Source code of charts:
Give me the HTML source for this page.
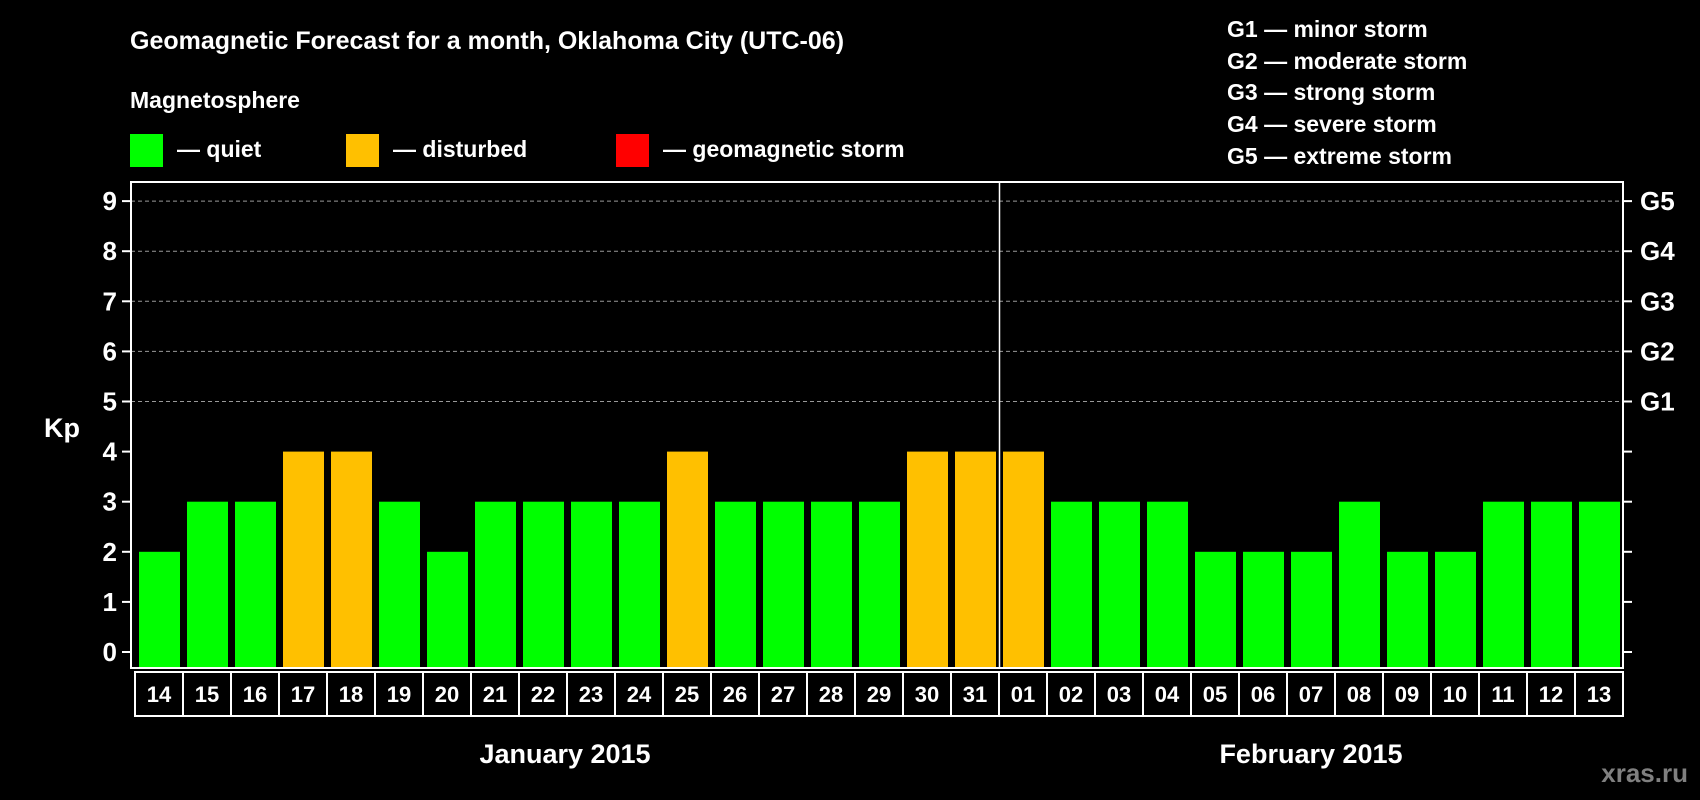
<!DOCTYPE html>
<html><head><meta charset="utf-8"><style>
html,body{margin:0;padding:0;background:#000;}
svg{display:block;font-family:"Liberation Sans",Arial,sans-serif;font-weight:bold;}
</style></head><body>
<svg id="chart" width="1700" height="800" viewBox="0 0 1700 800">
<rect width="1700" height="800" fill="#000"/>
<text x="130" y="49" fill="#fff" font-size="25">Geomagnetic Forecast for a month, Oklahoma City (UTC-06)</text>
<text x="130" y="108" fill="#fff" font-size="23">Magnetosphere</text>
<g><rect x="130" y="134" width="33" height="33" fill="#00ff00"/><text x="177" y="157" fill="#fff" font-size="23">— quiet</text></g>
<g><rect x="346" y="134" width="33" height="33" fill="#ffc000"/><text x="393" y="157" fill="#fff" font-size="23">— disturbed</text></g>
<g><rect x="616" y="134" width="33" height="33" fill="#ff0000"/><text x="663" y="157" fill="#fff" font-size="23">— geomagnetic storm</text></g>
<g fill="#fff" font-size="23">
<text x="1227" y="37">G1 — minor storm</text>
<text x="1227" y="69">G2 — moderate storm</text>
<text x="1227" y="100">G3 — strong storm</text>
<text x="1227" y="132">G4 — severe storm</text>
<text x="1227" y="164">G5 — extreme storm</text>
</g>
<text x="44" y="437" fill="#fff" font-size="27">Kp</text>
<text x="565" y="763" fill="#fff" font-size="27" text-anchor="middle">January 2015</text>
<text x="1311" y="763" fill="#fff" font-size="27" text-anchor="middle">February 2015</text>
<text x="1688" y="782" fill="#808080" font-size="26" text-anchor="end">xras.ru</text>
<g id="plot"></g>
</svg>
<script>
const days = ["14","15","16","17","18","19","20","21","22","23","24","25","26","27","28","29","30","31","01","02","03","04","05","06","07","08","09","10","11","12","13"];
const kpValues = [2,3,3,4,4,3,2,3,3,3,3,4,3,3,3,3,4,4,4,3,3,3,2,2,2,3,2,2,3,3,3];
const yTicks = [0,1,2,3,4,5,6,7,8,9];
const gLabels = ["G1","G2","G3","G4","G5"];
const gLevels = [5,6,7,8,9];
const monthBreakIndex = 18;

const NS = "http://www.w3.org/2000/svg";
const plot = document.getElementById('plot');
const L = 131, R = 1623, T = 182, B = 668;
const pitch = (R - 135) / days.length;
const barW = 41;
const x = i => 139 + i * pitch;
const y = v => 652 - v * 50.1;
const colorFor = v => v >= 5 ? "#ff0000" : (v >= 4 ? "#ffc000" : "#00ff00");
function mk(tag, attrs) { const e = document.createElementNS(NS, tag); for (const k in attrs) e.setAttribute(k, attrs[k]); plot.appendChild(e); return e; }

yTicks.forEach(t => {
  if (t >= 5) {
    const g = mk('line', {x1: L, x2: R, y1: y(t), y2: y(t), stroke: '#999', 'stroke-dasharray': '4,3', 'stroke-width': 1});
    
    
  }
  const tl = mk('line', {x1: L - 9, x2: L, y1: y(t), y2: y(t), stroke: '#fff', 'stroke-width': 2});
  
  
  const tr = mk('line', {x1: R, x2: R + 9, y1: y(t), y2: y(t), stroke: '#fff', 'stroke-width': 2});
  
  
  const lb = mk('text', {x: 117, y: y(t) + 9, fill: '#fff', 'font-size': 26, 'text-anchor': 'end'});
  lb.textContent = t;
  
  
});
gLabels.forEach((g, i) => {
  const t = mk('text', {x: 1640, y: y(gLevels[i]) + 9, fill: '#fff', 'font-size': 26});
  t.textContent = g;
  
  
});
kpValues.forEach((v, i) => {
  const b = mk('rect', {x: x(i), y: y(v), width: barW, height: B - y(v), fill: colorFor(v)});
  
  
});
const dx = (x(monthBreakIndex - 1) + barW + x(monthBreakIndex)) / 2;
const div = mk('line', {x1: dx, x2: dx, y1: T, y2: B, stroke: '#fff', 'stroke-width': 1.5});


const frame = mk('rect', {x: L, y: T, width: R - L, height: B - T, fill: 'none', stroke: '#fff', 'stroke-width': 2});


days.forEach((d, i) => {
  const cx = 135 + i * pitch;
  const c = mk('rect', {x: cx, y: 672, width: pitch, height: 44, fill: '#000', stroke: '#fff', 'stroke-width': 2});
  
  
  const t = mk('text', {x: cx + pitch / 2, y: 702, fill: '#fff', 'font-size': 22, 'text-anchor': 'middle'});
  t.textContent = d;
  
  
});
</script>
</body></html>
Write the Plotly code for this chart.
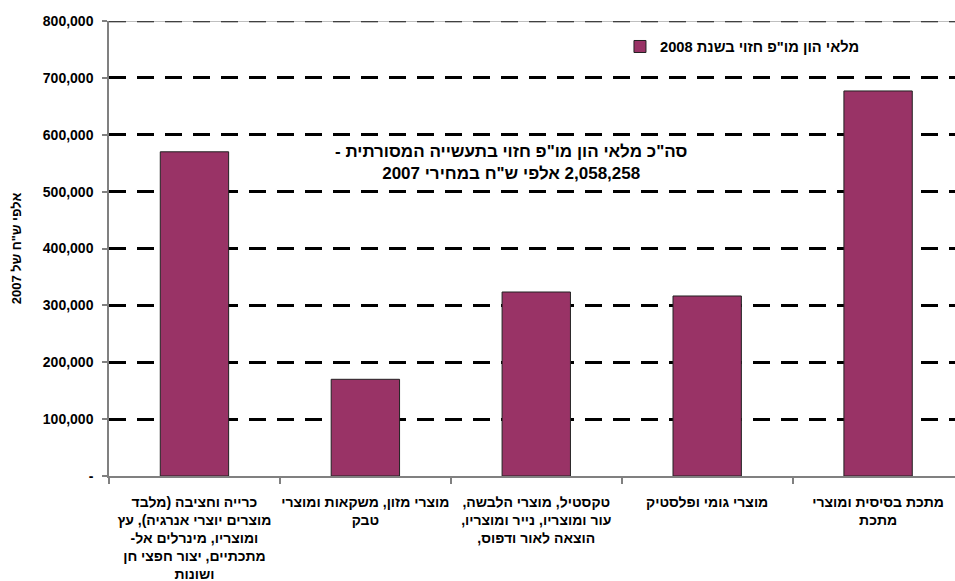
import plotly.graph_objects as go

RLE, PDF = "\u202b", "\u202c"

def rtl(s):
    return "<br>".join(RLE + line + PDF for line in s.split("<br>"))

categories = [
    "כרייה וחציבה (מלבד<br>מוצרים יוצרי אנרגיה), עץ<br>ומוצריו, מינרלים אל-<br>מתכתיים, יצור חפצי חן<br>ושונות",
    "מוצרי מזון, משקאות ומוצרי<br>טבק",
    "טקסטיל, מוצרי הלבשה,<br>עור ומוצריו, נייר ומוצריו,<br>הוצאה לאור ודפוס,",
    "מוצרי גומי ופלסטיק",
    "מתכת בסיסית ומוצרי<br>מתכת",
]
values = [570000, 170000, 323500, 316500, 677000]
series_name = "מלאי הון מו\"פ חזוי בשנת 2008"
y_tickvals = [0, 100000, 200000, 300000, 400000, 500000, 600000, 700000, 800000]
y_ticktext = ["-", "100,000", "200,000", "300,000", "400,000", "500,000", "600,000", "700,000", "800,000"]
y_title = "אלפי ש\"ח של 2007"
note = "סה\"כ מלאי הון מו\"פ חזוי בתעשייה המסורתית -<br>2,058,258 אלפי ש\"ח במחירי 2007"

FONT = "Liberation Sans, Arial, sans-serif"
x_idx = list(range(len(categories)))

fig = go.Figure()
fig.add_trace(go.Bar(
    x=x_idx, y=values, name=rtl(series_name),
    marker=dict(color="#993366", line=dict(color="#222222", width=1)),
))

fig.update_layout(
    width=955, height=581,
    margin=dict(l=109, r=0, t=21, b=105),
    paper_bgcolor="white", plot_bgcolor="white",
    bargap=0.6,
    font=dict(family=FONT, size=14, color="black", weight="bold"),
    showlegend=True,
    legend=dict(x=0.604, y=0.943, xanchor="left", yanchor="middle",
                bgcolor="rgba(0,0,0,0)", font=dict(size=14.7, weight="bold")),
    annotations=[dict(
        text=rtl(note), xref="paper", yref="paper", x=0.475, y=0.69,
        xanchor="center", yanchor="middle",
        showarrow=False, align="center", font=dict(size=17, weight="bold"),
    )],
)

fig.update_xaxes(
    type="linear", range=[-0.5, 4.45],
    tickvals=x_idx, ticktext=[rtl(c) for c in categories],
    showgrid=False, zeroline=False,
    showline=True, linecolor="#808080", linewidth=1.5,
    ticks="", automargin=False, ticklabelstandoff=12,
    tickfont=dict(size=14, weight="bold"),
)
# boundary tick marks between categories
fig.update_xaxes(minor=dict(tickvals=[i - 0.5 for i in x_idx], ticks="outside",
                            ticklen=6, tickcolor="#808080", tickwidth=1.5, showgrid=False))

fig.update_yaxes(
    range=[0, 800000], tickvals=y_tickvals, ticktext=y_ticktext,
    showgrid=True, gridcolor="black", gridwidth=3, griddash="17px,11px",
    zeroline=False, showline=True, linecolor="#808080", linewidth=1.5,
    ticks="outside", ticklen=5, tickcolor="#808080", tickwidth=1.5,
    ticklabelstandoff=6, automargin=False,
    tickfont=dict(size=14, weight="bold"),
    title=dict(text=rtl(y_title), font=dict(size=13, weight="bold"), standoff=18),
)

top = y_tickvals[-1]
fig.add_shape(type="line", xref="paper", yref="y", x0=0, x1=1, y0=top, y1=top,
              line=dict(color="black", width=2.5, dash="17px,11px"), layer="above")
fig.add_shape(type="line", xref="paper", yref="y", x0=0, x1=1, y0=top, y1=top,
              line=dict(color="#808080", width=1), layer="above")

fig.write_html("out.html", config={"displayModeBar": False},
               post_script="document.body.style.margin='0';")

What you should do:
Pictures do not belong in the copy. Reproduce exactly the lines from the one with "Write the Plotly code for this chart." to the one with "PDF for line", both lines included.

Response to the exercise:
Write the Plotly code for this chart.
import plotly.graph_objects as go

RLE, PDF = "\u202b", "\u202c"

def rtl(s):
    return "<br>".join(RLE + line + PDF for line in s.split("<br>"))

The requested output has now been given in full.